ResCheckpointer: Building Program Error Resilience-aware Checkpointing Mechanism for HPC System
-
Abstract
The reliability of high-performance computing (HPC) is essential for program execution stability. However, as the hardware fault rate constantly increases, fault-tolerance techniques such as Checkpoint/Restart (C/R) introduce significant system overhead. This paper proposes Program Error Resilience-aware Checkpointing Mechanism (ResCheckpointer) to mitigate the overhead of the C/R mechanism. The primary motivation of ResCheckpointer is that we observe that crash proneness (i.e., the probability of the program crashing after fault occurrence) varies significantly among inter- and intra-HPC programs, which prompts us to flexibly adjust checkpoint intervals for further C/R overhead optimization.

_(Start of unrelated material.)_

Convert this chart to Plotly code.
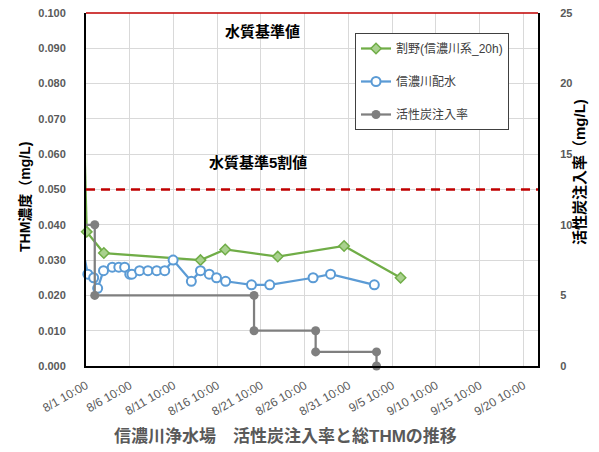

Specifically, we first construct the graph neural network (GNN)-based learning paradigms to excavate the complex error propagation and effect mechanisms hidden within the HPC program's execution flow, and propose Crash-Predictor for efficiently predicting programs' crash proneness. Based on this, we build ResCheckpointer, which equips an intelligent checkpoint interval setting strategy for HPC programs i.e., denser for the crash proneness stage while sparser for the error resilience stage. Experimental results show that ResCheckpointer can achieve up to 55.37\% C/R cost reduction compared to the baseline C/R mechanism.
-
-